Ecosystem-based adaptation (EbA) includes many ways to help people deal with climate change. These methods involve managing ecosystems and their services to reduce the harm climate change causes to human communities. The Convention on Biological Diversity (CBD) defines EbA as using biodiversity and ecosystem services as part of plans to help people adapt to climate change effects.

EbA includes protecting, managing, and restoring ecosystems like forests, grasslands, wetlands, mangroves, or coral reefs to reduce the harm from climate problems, such as changes in rainfall, temperature extremes, stronger storms, and unpredictable weather. EbA methods can be used alone or with other solutions, like building water reservoirs or artificial reefs, or by helping people and groups prepare for climate risks, such as using early warning systems.

Decisions about ecosystem services involve complex choices that connect ecology, technology, society, and the economy. These decisions must consider many types of information, respect all viewpoints from groups like regulators, planners, residents, and organizations, and measure effects on all parts of this connection. These decisions are often about places, always aim to balance many goals, and rely on uncertain data, models, and estimates. Usually, the best scientific information combined with the values and opinions of people involved guides the process.

One study used a model to show how people involved in water management in New Mexico made decisions, but it did not include uncertainty. Another study used a method called Monte Carlo to analyze how landowners make decisions about land use changes. This study treated people's opinions as random to show uncertainty. A third study used a system called Bayesian to model uncertainty in scientific information and help collect and combine people's input. This study focused on placing wave energy devices off the Oregon Coast but shows a general way to handle uncertain information in decisions.
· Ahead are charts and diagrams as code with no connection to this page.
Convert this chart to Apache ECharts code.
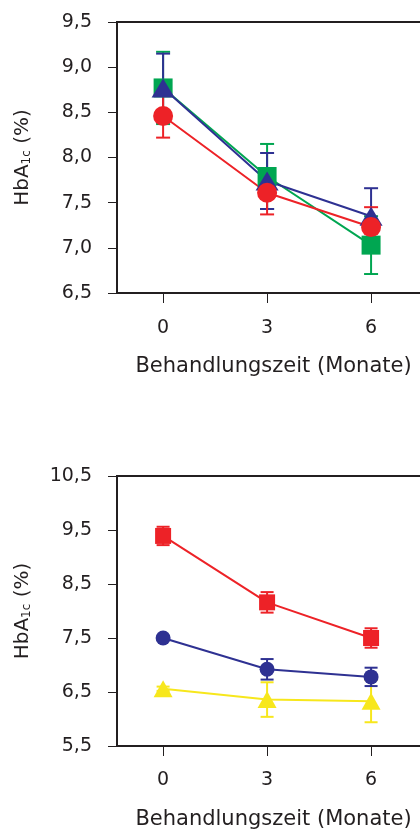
<!DOCTYPE html>
<html>
<head>
<meta charset="utf-8">
<script src="https://cdn.jsdelivr.net/npm/echarts@6/dist/echarts.min.js"></script>
<style>
  html, body { margin: 0; padding: 0; background: #fff; }
  #main { width: 420px; height: 832px; }
</style>
</head>
<body>
<div id="main"></div>
<script>
// x: Behandlungszeit in Monaten
var months = [0, 3, 6];

// oberes Diagramm
var topTicks = [6.5, 7.0, 7.5, 8.0, 8.5, 9.0, 9.5];
var topGreen = [8.77, 7.79, 7.03];
var topGreenErr = [0.40, 0.36, 0.32];
var topBlue = [8.77, 7.74, 7.35];
var topBlueErr = [0.38, 0.31, 0.31];
var topRed = [8.46, 7.61, 7.23];
var topRedErr = [0.24, 0.24, 0.22];

// unteres Diagramm
var bottomTicks = [5.5, 6.5, 7.5, 8.5, 9.5, 10.5];
var bottomRed = [9.39, 8.16, 7.50];
var bottomRedErr = [0.17, 0.19, 0.18];
var bottomBlue = [7.50, 6.92, 6.78];
var bottomBlueErr = [0.03, 0.19, 0.17];
var bottomYellow = [6.56, 6.36, 6.33];
var bottomYellowErr = [0.04, 0.32, 0.39];

var ink = '#231f20';
var font = 'DejaVu Sans';
var RED = '#ed2227', BLUE = '#2e3192', GREEN = '#00a651', YELLOW = '#f7e71c';

var chart = echarts.init(document.getElementById('main'), null, { renderer: 'canvas' });

function comma(v) {
  return v.toFixed(1).replace('.', ',');
}

function errorBars(idx, vals, errs, color, capW) {
  return {
    type: 'custom',
    xAxisIndex: idx,
    yAxisIndex: idx,
    silent: true,
    encode: { x: 0, y: [1, 2] },
    data: months.map(function (m, i) { return [m, vals[i] - errs[i], vals[i] + errs[i]]; }),
    renderItem: function (params, api) {
      var lo = api.coord([api.value(0), api.value(1)]);
      var hi = api.coord([api.value(0), api.value(2)]);
      var h = capW / 2;
      var st = { stroke: color, lineWidth: 2 };
      return {
        type: 'group',
        children: [
          { type: 'line', shape: { x1: hi[0], y1: hi[1], x2: lo[0], y2: lo[1] }, style: st },
          { type: 'line', shape: { x1: hi[0] - h, y1: hi[1], x2: hi[0] + h, y2: hi[1] }, style: st },
          { type: 'line', shape: { x1: lo[0] - h, y1: lo[1], x2: lo[0] + h, y2: lo[1] }, style: st }
        ]
      };
    }
  };
}

function lineSeries(idx, vals, color, symbol, size) {
  return {
    type: 'line',
    xAxisIndex: idx,
    yAxisIndex: idx,
    data: months.map(function (m, i) { return [m, vals[i]]; }),
    symbol: symbol,
    symbolSize: size,
    showAllSymbol: true,
    lineStyle: { color: color, width: 2 },
    itemStyle: { color: color, opacity: 1 },
    emphasis: { disabled: true },
    animation: false
  };
}

function xAxis(idx, labelMargin) {
  return {
    gridIndex: idx,
    type: 'value',
    min: -1.33,
    max: 7.7,
    axisLine: { show: true, onZero: false, lineStyle: { color: ink, width: 2 } },
    axisTick: { show: true, length: 10, customValues: months, lineStyle: { color: ink, width: 1 } },
    axisLabel: { customValues: months, margin: labelMargin, fontSize: 19, color: ink, fontFamily: font },
    splitLine: { show: false },
    name: 'Behandlungszeit (Monate)',
    nameLocation: 'middle',
    nameGap: 63,
    nameTextStyle: { fontSize: 21, color: ink, fontFamily: font }
  };
}

function yAxis(idx, ticks) {
  return {
    gridIndex: idx,
    type: 'value',
    min: ticks[0],
    max: ticks[ticks.length - 1],
    axisLine: { show: true, onZero: false, lineStyle: { color: ink, width: 2 } },
    axisTick: { show: true, length: 9, customValues: ticks, lineStyle: { color: ink, width: 1 } },
    axisLabel: {
      customValues: ticks, margin: 25, fontSize: 19, color: ink, fontFamily: font,
      formatter: function (v) { return comma(v); }
    },
    splitLine: { show: false },
    name: '{m|HbA}{s|1c}{m| (%)}',
    nameLocation: 'middle',
    nameGap: 84,
    nameTextStyle: {
      rich: {
        m: { fontSize: 20, color: ink, fontFamily: font },
        s: { fontSize: 12, color: ink, fontFamily: font, verticalAlign: 'bottom' }
      }
    }
  };
}

var option = {
  animation: false,
  grid: [
    { left: 117, top: 22, height: 271, width: 313, outerBoundsMode: 'none', show: true, borderColor: ink, borderWidth: 2 },
    { left: 117, top: 476, height: 270, width: 313, outerBoundsMode: 'none', show: true, borderColor: ink, borderWidth: 2 }
  ],
  xAxis: [xAxis(0, 26), xAxis(1, 25)],
  yAxis: [yAxis(0, topTicks), yAxis(1, bottomTicks)],
  series: [
    errorBars(0, topGreen, topGreenErr, GREEN, 14),
    errorBars(0, topBlue, topBlueErr, BLUE, 14),
    errorBars(0, topRed, topRedErr, RED, 14),
    lineSeries(0, topGreen, GREEN, 'rect', 19),
    lineSeries(0, topBlue, BLUE, 'triangle', [23, 19]),
    lineSeries(0, topRed, RED, 'circle', 20),

    errorBars(1, bottomYellow, bottomYellowErr, YELLOW, 13),
    errorBars(1, bottomBlue, bottomBlueErr, BLUE, 13),
    errorBars(1, bottomRed, bottomRedErr, RED, 13),
    lineSeries(1, bottomYellow, YELLOW, 'triangle', [19, 17]),
    lineSeries(1, bottomBlue, BLUE, 'circle', 15),
    lineSeries(1, bottomRed, RED, 'rect', 16)
  ]
};

chart.setOption(option);
</script>
</body>
</html>
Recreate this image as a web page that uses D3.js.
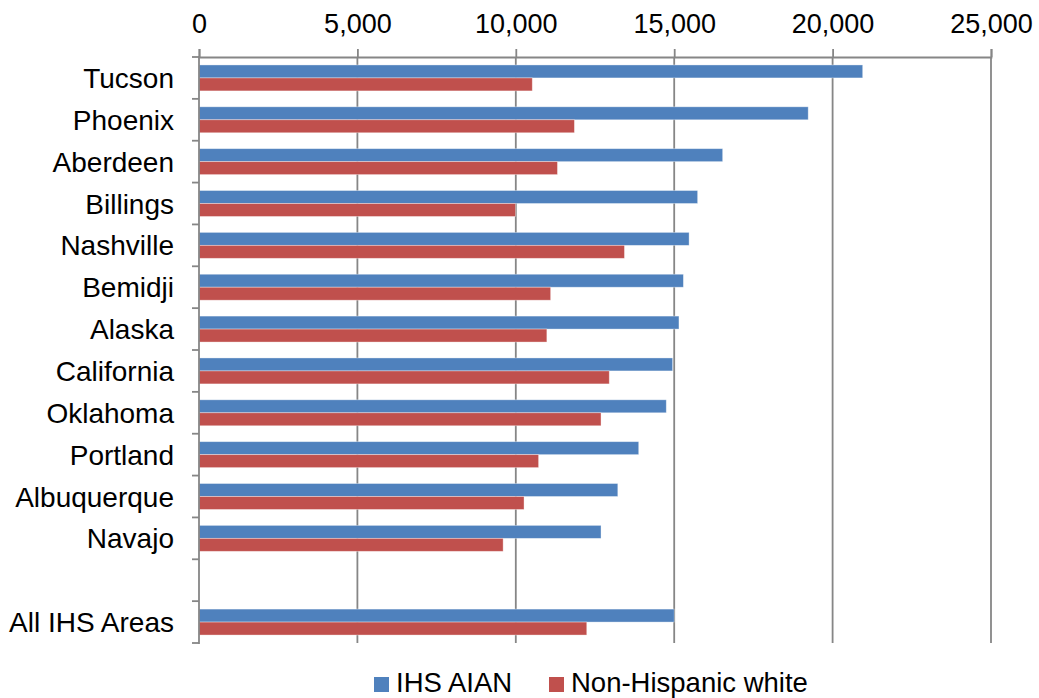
<!DOCTYPE html>
<html>
<head>
<meta charset="utf-8">
<script src="https://cdn.jsdelivr.net/npm/d3@7"></script>
<style>
  html, body { margin: 0; padding: 0; background: #ffffff; }
  svg { display: block; }
  text { font-family: "Liberation Sans", Arial, sans-serif; fill: #000; }
</style>
</head>
<body>
<svg id="chart" width="1039" height="698"></svg>
<script>
// IHS areas (an empty row separates the areas from the overall figure)
const areas = ["Tucson", "Phoenix", "Aberdeen", "Billings", "Nashville", "Bemidji",
  "Alaska", "California", "Oklahoma", "Portland", "Albuquerque", "Navajo", "", "All IHS Areas"];
const seriesNames = ["IHS AIAN", "Non-Hispanic white"];
const aianValues = [20950, 19230, 16530, 15740, 15470, 15290, 15150, 14950, 14750, 13880, 13220, 12690, null, 15000];
const whiteValues = [10520, 11850, 11315, 9990, 13430, 11100, 10980, 12950, 12690, 10720, 10260, 9600, null, 12240];
const xTicks = [0, 5000, 10000, 15000, 20000, 25000];
const colors = ["#4F81BD", "#C0504D"];

const svg = d3.select("#chart");
const margin = { top: 57, left: 199, right: 48, bottom: 55 };
const width = 1039, height = 698;
const plotRight = width - margin.right;
const plotBottom = height - margin.bottom;

// Row keys keep the blank row distinct inside the band scale
const rows = areas.map((name, i) => ({ key: "r" + i, name, values: [aianValues[i], whiteValues[i]] }));

const x = d3.scaleLinear().domain([0, 25000]).range([margin.left, plotRight]);
const y = d3.scaleBand().domain(rows.map(r => r.key))
  .range([margin.top, plotBottom]).paddingInner(0.38).paddingOuter(0.19);
const yStep = y.step();
const ySub = d3.scaleBand().domain(seriesNames).range([0, y.bandwidth()]);

const gridColor = "#868686";

// vertical gridlines
svg.append("g").selectAll("line").data(xTicks.slice(1)).join("line")
  .attr("x1", d => x(d)).attr("x2", d => x(d))
  .attr("y1", margin.top).attr("y2", plotBottom)
  .attr("stroke", gridColor).attr("stroke-width", 1.8);

// bars
const groups = svg.append("g").selectAll("g").data(rows).join("g")
  .attr("transform", d => `translate(0,${y(d.key)})`);
groups.selectAll("rect")
  .data(d => d.values.map((v, j) => ({ v, s: seriesNames[j], j })).filter(e => e.v != null))
  .join("rect")
  .attr("x", x(0))
  .attr("y", e => ySub(e.s))
  .attr("width", e => x(e.v) - x(0))
  .attr("height", ySub.bandwidth())
  .attr("fill", e => colors[e.j])
  .attr("stroke", "rgba(255,255,255,0.45)")
  .attr("stroke-width", 0.8);

// top value axis
const xAxis = d3.axisTop(x).tickValues(xTicks).tickSize(8).tickPadding(16)
  .tickFormat(d3.format(","));
const gx = svg.append("g").attr("transform", `translate(0,${margin.top})`).call(xAxis);
gx.select(".domain").attr("stroke", gridColor).attr("stroke-width", 1.8);
gx.selectAll(".tick line").attr("stroke", gridColor).attr("stroke-width", 1.8);
gx.selectAll(".tick text").attr("font-size", 27).attr("font-family", "Liberation Sans, Arial, sans-serif").attr("fill", "#000");

// left category axis: ticks sit on the row boundaries
const edges = d3.range(rows.length + 1).map(i => margin.top + i * yStep);
const gy = svg.append("g");
gy.append("line")
  .attr("x1", margin.left).attr("x2", margin.left)
  .attr("y1", margin.top - 1).attr("y2", plotBottom + 1)
  .attr("stroke", gridColor).attr("stroke-width", 1.8);
gy.selectAll("line.tick").data(edges).join("line").attr("class", "tick")
  .attr("x1", margin.left - 7).attr("x2", margin.left)
  .attr("y1", d => d).attr("y2", d => d)
  .attr("stroke", gridColor).attr("stroke-width", 1.8);
gy.selectAll("text").data(rows).join("text")
  .attr("x", margin.left - 25)
  .attr("y", d => y(d.key) + y.bandwidth() / 2)
  .attr("dy", "0.36em")
  .attr("text-anchor", "end")
  .attr("font-size", 28)
  .text(d => d.name);

// legend
const legendItems = [
  { name: seriesNames[0], color: colors[0], x: 374 },
  { name: seriesNames[1], color: colors[1], x: 549 }
];
const lg = svg.append("g").selectAll("g").data(legendItems).join("g")
  .attr("transform", d => `translate(${d.x},677)`);
lg.append("rect").attr("width", 15).attr("height", 15).attr("fill", d => d.color);
lg.append("text").attr("x", 22).attr("y", 15).attr("font-size", 27.5).text(d => d.name);
</script>
</body>
</html>
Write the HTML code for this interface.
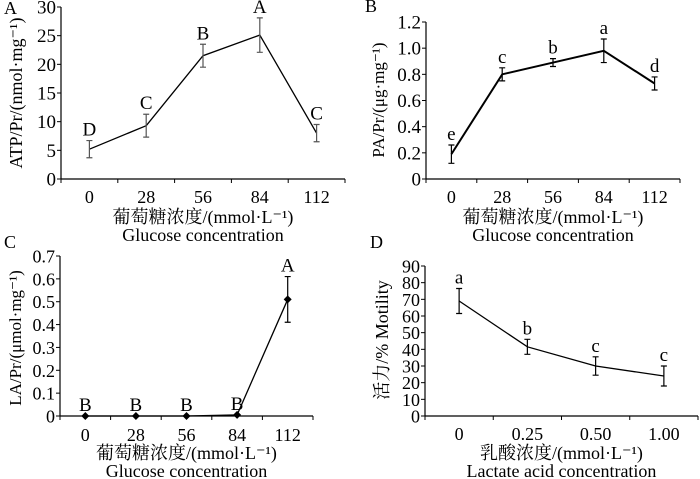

Remote sensing data can also help track the health and size of areas that provide ecosystem services, which supports planning, monitoring, and communication among people involved.

In the Baltic countries, scientists, conservationists, and local leaders are using a combined planning method for grassland ecosystems. They are creating a tool based on GIS (geographic information system) technology and putting it online to help planners choose the best way to manage grasslands. This tool looks at natural and social factors in an area to find the best management solutions for grasslands.

History

The idea that humans rely on Earth's ecosystems dates back to the beginning of human history. However, the term "natural capital" was first used by E. F. Schumacher in 1973 in his book Small is Beautiful. People have understood for a long time that ecosystems provide important services. For example, Plato, around 400 BC, recognized that cutting down trees could cause soil erosion and dry up water sources. In 1864, George Perkins Marsh argued that Earth's natural resources are not endless, using examples of changing soil fertility in the Mediterranean. It was not until the late 1940s that three authors—Henry Fairfield Osborn, Jr., William Vogt, and Aldo Leopold—helped people see the importance of depending on the environment.

In 1956, Paul Sears highlighted how ecosystems help process waste and recycle nutrients. In 1970, Paul Ehrlich and Rosa Weigert wrote about "ecological systems" in their textbook, warning that human actions could destroy the systems humans depend on for survival. A 1970 report titled Study of Critical Environmental Problems introduced the term "environmental services," listing examples like insect pollination, fishing, climate control, and flood prevention. Over time, variations of the term were used, but "ecosystem services" became the most common term in scientific writing.

In the 1990s, two important books were published: Nature's Service by Gretchen Daily, which influenced discussions about ecosystem services, and The Value of the World's Ecosystem Services and Natural Capital by Costanza et al., which was the first study to assign an economic value to ecosystem services. Today, the concept of ecosystem services includes goals related to society, the economy, and protecting nature.